Welcome new Writers’ Program instructor, Kristine Huntley! She is one of three instructors teaching one-day workshop this Winter, Winning a TV Writing Fellowship to Jumpstart Your Career, and sat down with us to offer some insight into creative life and her upcoming course.
What sparks your creativity?
This might sound pat but anything and everything. I constantly get ideas from just moving through life, from conversations I have, to things I’m watching or listening to, to glimpses of interactions between people I pass by. For example, if I’m on a hike and I spot a hole in the ground, I wonder if it was created by a small animal, or could be a portal to another world? (I’m a genre writer, so everyday things that could be something else entirely are my bread and butter.) An offbeat conversation can also spark an idea. Watching an amazing television show or movie, or reading an incredible book always gets me fired up about writing, too.
What do you rely on for those times it’s difficult to find the time, energy, motivation and/or inspiration to write?
I think the act of making yourself sit down in front of the computer can’t be undervalued. Maybe you’re worn out or stressed or just don’t feel you’ve got it in you at the moment, but chances are if you’re in front of an open Final Draft file, you’ll write something. And I almost always feel better after I do that. But it’s also important to not beat yourself up if you do have to miss some writing days because of things going on in life; the harder you are on yourself about it, the harder it will be to get back to writing once you’re ready. Try to be as kind to yourself as you would be to a friend who comes to you and says, “I feel terrible. I haven’t written at all this week.” Whatever you would say to encourage them to get back to it, say that to yourself.
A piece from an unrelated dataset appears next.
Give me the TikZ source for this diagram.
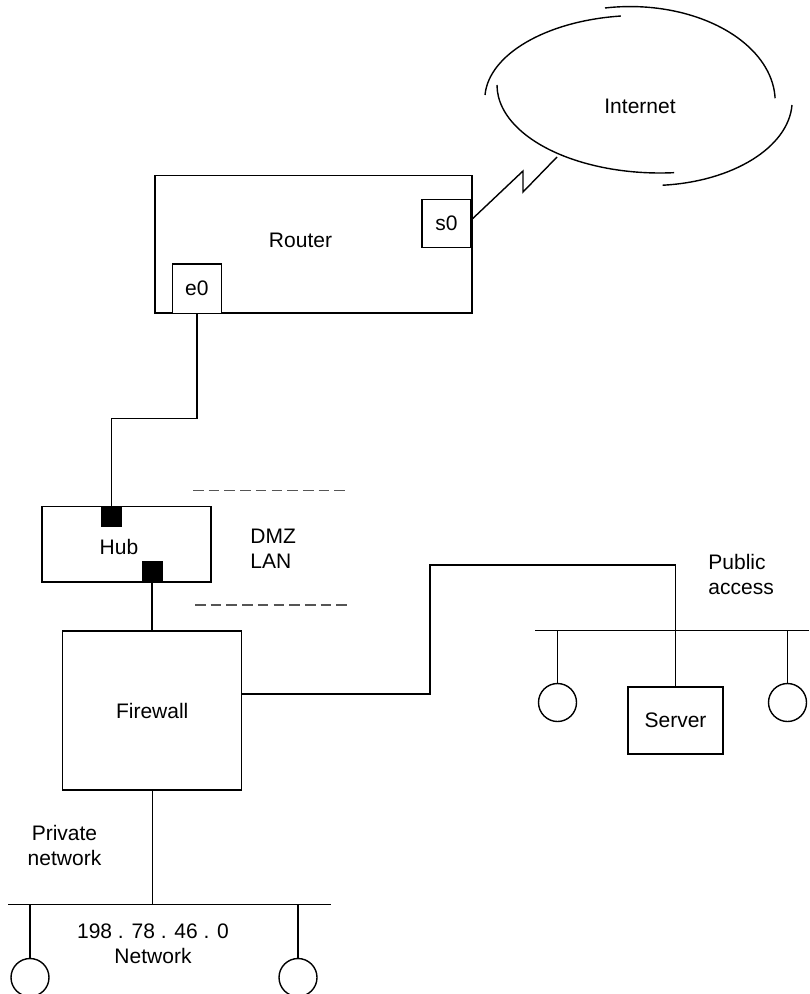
\documentclass[tikz,border=0pt]{standalone}
\usepackage{fontspec}
\setmainfont{Liberation Sans}
\usepackage{xcolor}
\usepackage{tikz}
\usetikzlibrary{calc}
\definecolor{NetGray}{HTML}{555555}

\begin{document}
\begin{tikzpicture}[
    x=0.5pt,y=-0.5pt,
    font=\fontsize{10.5}{12.5}\selectfont,
    box/.style={draw,line width=0.7pt,fill=white,inner sep=0pt,align=center},
    port/.style={fill=black,minimum size=10.5pt,inner sep=0pt},
    station/.style={circle,draw,line width=0.7pt,fill=white,minimum size=19pt,inner sep=0pt},
    link/.style={line width=0.7pt},
    zone/.style={line width=0.9pt,color=NetGray,dash pattern=on 5.3pt off 2.55pt},
    cloudarc/.style={line width=0.7pt},
    txt/.style={inner sep=0pt,align=center}
  ]
    \useasboundingbox (0,0) rectangle (809,994);
    \clip (0,0) rectangle (809,994);
    % internet cloud
    \draw[cloudarc] (485,95) arc[start angle=177,end angle=97,x radius=77.5pt,y radius=42pt];
    \draw[cloudarc] (605,8) arc[start angle=100,end angle=2,x radius=72.5pt,y radius=47.5pt];
    \draw[cloudarc] (792,105) arc[start angle=-3,end angle=-85,x radius=71pt,y radius=42.5pt];
    \draw[cloudarc] (497,85) arc[start angle=180,end angle=275,x radius=81.5pt,y radius=44pt];
    \node[txt] (inet) at (640,106) {Internet};
    \coordinate (netend) at (557,157);

    % router with its interfaces
    \node[box,minimum width=158.5pt,minimum height=68.7pt,
      label={[xshift=-6.5pt,yshift=2pt]center:Router}] (router) at (313.5,244.4) {};
    \node[box,minimum width=24.5pt,minimum height=24.2pt] (s0) at (446.5,223.5) {s0};
    \node[box,minimum width=24.5pt,minimum height=24.5pt] (e0) at (196.8,288.7) {e0};

    % DMZ
    \node[box,minimum width=84.5pt,minimum height=37.8pt,
      label={[xshift=-3.75pt,yshift=-1.3pt]center:Hub}] (hub) at (126.5,544) {};
    \node[port] (hubin) at (111.5,516.5) {};
    \node[port] (hubout) at (152,571.5) {};
    \draw[zone] (193,490.5) -- (347,490.5);
    \draw[zone] (195,605) -- (349,605);
    \node[txt,anchor=west,align=left] (dmz) at (250,548.5) {DMZ\\LAN};

    \node[box,minimum width=89.5pt,minimum height=79.5pt] (firewall) at (152.2,710.5) {Firewall};

    % public access segment
    \node[box,minimum width=47.5pt,minimum height=33.5pt] (server) at (675.5,720.5) {Server};
    \node[station] (pub1) at (557.5,702.5) {};
    \node[station] (pub2) at (787.5,702.5) {};
    \coordinate (pubL) at (535,630.7);
    \coordinate (pubR) at (809,630.7);
    \node[txt,anchor=west,align=left] (publbl) at (708,574.5) {Public\\access};

    % private segment
    \node[station] (priv1) at (30,977.5) {};
    \node[station] (priv2) at (298,977.5) {};
    \coordinate (privL) at (8,904.3);
    \coordinate (privR) at (331,904.3);
    \node[txt] (privlbl) at (64.5,845) {Private\\network};
    \node[txt] (netlbl) at (153,943.7) {198 . 78 . 46 . 0\\Network};

    % links
    \draw[link] ([yshift=2pt]s0.east) -- (523,171) -- (523,192) -- (netend);
    \draw[link] (e0.south) -- ++(0,104.6) -| (hubin.north);
    \draw[link] (hubout.south) -- (hubout.south |- firewall.north);
    \draw[link] (firewall.east |- 0,694) -- (430,694) |- (server.north |- 0,565) -- (server.north);
    \draw[link] (pubL) -- (pubR);
    \draw[link] (pub1.north |- pubL) -- (pub1.north);
    \draw[link] (pub2.north |- pubL) -- (pub2.north);
    \draw[link] (firewall.south) -- (firewall.south |- privL);
    \draw[link] (privL) -- (privR);
    \draw[link] (priv1.north |- privL) -- (priv1.north);
    \draw[link] (priv2.north |- privL) -- (priv2.north);
  \end{tikzpicture}
\end{document}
What’s your favorite book and/or movie?
I read a ton of books (I’m a freelancer for a book review magazine) so it would be way too hard to pick just one. David Copperfield by Charles Dickens is in my top five and really influenced me as a writer–there’s so much of Dickens’ soul in that book. It’s funny, it’s heartbreaking, it’s full of life. My favorite movie is probably Defending Your Life. It’s a master class in world building, it’s a perfect romantic comedy, and it’s hilarious.
What’s your favorite quote about writing?
This isn’t a quote so much as a saying I find useful: “kill your darlings.” Sometimes your favorite scenes or bits of dialogue are the ones that just have to go. It’s so hard but I can’t count the number of times I’ve improved a script by getting rid of something that formerly had been a favorite part of it.
Who do you wish you could write like (or: Whose writing discipline do you wish you had)?
I think Joss Whedon and Shonda Rhimes are masters of dialogue and character. Their writing is so piercing and insightful that sometimes it’s like a gut punch. That’s what I aspire to–those moments that just take your breath away because they’re an amazing culmination of subtle groundwork, in plot or character development or both, that’s been laid over the course of time.
What excites you most about teaching for the Writers’ Program?
There’s nothing more exciting than hearing fresh ideas and being able to help shape them and make them stronger. Specifically, the course I’m teaching in the winter is geared towards introducing students to the television writing fellowships, so I’m looking forward to sharing my knowledge from my application to and time in the Disney ABC Writing Program.
What do you hope your students get from your course?
I hope they see that applying to (fellowship) programs isn’t an overwhelming process–it just takes some planning and preparation. I hope to also give them a “big picture” overview of life during and after a program. There’s a lot of information I wish I’d known going in that I’m excited to pass on.